[Records from a data source]
--------------------------------------------------

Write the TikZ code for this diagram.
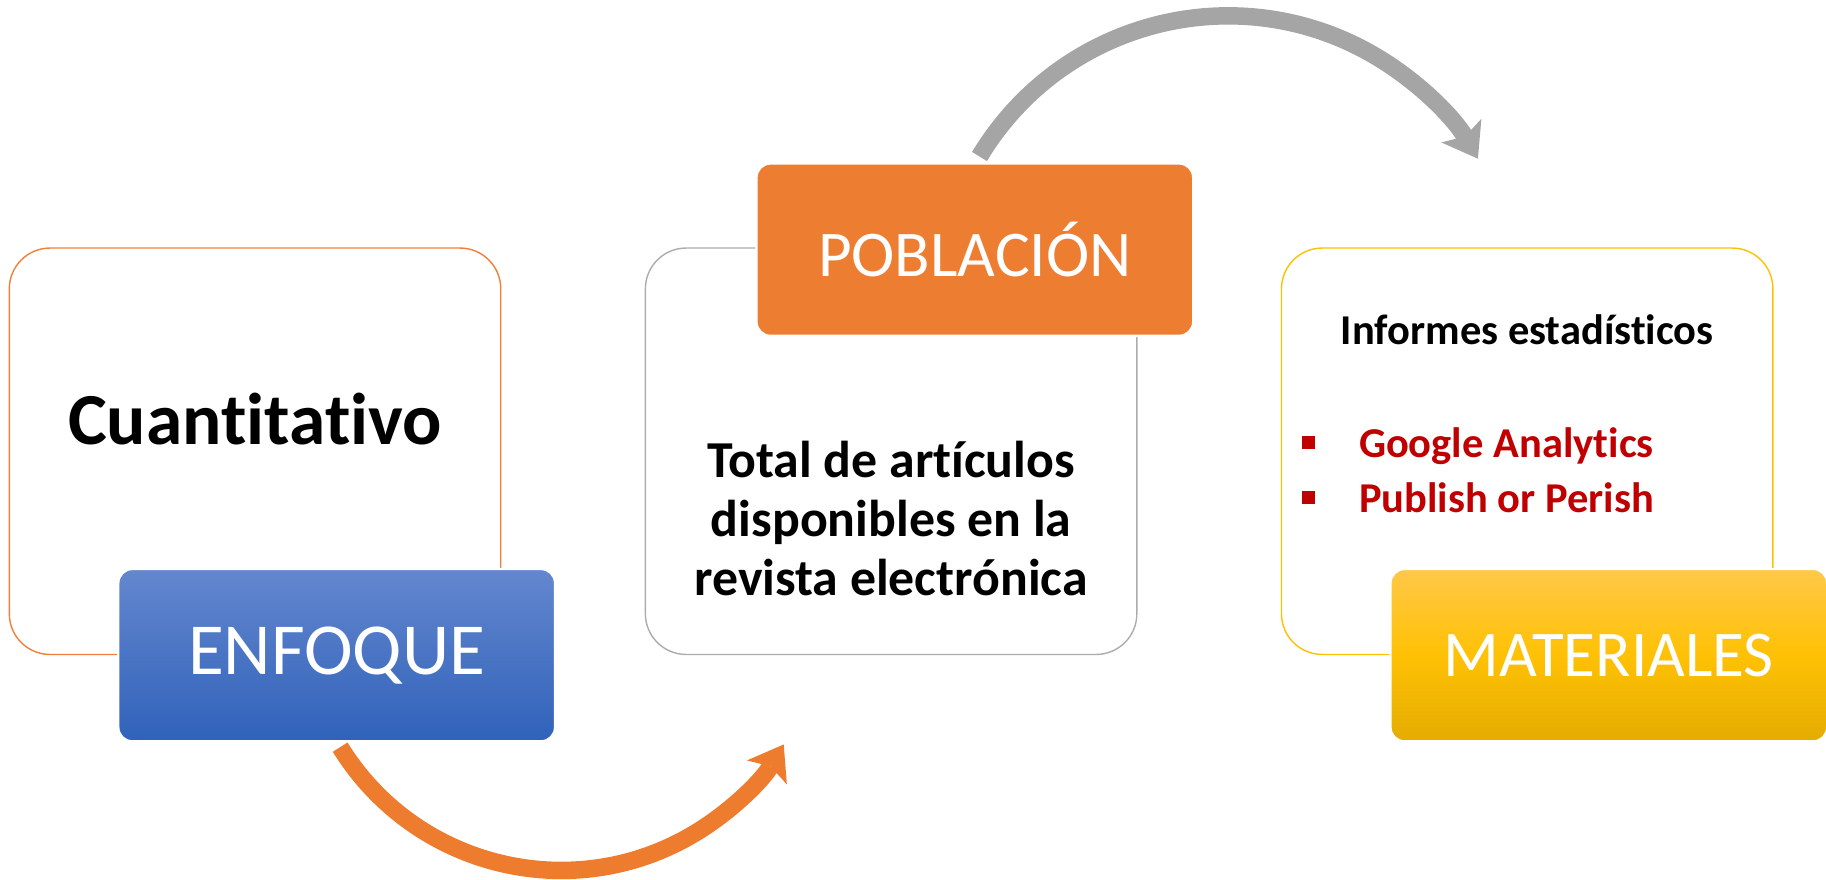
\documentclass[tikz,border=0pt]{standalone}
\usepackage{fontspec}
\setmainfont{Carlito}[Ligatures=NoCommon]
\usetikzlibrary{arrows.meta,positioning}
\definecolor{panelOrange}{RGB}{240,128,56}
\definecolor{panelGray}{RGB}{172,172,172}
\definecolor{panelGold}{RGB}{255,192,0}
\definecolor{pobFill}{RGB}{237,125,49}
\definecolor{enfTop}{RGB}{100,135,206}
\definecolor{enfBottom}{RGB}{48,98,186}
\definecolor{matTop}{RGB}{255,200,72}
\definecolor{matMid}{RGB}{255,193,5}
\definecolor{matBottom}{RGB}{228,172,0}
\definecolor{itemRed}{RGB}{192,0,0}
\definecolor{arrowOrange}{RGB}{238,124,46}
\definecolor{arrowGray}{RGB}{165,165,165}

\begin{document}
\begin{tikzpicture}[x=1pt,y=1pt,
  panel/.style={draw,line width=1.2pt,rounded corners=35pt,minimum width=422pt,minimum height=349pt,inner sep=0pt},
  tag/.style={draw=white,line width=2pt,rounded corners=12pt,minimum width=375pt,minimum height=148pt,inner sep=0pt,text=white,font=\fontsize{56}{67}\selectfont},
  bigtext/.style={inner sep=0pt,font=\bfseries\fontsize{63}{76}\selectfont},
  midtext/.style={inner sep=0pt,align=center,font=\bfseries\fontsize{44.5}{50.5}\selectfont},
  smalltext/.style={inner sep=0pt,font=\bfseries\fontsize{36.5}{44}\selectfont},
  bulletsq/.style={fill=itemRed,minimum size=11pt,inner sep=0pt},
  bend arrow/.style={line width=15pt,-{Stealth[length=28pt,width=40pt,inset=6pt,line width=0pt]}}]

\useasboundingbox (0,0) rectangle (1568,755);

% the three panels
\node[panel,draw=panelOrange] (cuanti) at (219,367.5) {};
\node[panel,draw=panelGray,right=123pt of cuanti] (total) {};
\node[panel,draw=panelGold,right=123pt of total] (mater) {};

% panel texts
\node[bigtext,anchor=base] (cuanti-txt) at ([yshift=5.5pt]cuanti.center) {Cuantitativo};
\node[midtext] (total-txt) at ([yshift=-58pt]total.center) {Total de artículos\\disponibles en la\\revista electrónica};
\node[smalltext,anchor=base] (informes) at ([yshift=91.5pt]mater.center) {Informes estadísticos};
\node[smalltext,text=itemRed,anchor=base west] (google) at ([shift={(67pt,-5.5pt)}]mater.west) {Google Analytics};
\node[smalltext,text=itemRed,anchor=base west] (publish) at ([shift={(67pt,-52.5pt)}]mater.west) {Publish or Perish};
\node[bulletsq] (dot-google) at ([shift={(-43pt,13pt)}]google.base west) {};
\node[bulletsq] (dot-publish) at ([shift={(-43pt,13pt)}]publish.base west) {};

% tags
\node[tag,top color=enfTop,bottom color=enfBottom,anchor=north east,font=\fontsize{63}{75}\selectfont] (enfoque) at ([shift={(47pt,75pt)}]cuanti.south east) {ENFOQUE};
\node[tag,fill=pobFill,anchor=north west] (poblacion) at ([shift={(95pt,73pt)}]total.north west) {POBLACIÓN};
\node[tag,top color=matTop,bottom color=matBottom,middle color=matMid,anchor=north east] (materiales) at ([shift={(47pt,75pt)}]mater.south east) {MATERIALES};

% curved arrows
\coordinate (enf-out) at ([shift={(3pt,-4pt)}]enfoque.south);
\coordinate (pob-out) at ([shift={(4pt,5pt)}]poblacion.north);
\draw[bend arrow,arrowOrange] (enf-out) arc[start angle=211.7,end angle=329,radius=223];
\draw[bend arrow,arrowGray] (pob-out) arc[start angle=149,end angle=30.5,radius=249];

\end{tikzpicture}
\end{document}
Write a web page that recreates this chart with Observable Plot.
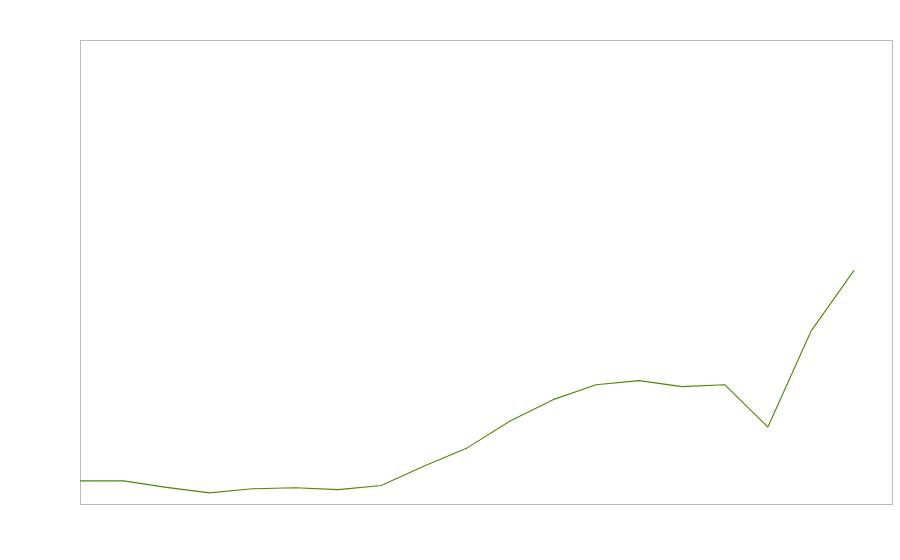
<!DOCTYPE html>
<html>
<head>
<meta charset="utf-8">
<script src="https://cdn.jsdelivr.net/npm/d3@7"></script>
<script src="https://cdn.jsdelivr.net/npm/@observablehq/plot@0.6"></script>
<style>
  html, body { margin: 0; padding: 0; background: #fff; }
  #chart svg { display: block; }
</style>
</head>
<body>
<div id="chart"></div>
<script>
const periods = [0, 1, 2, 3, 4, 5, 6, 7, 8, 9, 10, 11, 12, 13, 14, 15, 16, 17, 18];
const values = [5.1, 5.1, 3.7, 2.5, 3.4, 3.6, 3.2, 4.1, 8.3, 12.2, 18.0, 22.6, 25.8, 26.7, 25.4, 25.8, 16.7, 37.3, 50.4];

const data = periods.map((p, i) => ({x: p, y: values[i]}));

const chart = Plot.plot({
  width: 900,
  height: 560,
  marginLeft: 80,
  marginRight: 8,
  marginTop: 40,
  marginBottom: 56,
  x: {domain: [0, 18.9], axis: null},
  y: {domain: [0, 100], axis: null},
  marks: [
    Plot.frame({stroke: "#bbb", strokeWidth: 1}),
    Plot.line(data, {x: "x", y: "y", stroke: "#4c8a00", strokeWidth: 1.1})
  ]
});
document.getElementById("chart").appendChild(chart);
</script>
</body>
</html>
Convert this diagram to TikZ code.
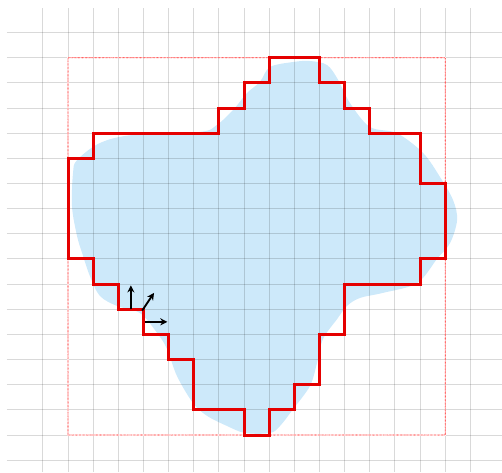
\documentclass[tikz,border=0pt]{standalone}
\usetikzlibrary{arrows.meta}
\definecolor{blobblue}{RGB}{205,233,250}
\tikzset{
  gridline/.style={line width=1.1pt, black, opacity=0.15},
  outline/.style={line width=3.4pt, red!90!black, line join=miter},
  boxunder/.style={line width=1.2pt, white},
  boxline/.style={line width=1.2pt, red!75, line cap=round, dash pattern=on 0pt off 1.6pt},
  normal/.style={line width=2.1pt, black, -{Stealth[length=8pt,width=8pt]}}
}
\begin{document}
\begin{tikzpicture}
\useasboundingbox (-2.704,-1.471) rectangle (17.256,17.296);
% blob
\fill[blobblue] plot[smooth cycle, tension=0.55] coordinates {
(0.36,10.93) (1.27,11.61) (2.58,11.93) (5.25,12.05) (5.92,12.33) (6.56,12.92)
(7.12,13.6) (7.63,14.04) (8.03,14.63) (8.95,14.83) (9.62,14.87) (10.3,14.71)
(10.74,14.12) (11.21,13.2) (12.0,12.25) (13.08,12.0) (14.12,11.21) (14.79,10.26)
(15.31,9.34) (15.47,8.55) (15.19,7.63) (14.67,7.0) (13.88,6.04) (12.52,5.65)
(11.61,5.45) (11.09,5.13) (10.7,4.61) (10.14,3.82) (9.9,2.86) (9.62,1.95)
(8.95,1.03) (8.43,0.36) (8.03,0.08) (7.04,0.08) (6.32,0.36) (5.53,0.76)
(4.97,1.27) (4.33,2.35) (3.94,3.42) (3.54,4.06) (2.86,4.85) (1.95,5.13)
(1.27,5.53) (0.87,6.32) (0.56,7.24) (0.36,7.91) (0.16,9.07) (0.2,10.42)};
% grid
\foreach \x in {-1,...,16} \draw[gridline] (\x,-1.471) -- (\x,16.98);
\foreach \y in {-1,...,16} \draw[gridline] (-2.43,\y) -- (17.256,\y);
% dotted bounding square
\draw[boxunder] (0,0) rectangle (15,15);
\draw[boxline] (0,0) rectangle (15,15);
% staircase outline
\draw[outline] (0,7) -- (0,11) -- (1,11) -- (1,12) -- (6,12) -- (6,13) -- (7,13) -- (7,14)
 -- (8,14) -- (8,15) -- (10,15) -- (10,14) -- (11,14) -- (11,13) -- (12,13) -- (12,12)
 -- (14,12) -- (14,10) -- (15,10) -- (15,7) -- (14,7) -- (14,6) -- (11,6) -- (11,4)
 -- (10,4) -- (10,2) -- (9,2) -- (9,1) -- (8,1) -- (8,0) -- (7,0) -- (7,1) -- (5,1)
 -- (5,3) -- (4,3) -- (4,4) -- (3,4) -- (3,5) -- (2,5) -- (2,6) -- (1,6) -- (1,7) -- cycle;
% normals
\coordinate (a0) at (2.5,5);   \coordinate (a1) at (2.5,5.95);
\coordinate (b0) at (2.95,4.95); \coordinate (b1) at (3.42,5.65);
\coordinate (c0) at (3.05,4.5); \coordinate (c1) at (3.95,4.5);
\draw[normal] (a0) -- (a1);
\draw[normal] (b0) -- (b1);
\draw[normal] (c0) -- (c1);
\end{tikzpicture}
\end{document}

--------------------------------------------------

● What is asked: Only a number is wanted: how many lines of the material above hold "Write"?

● Response to the exercise: 2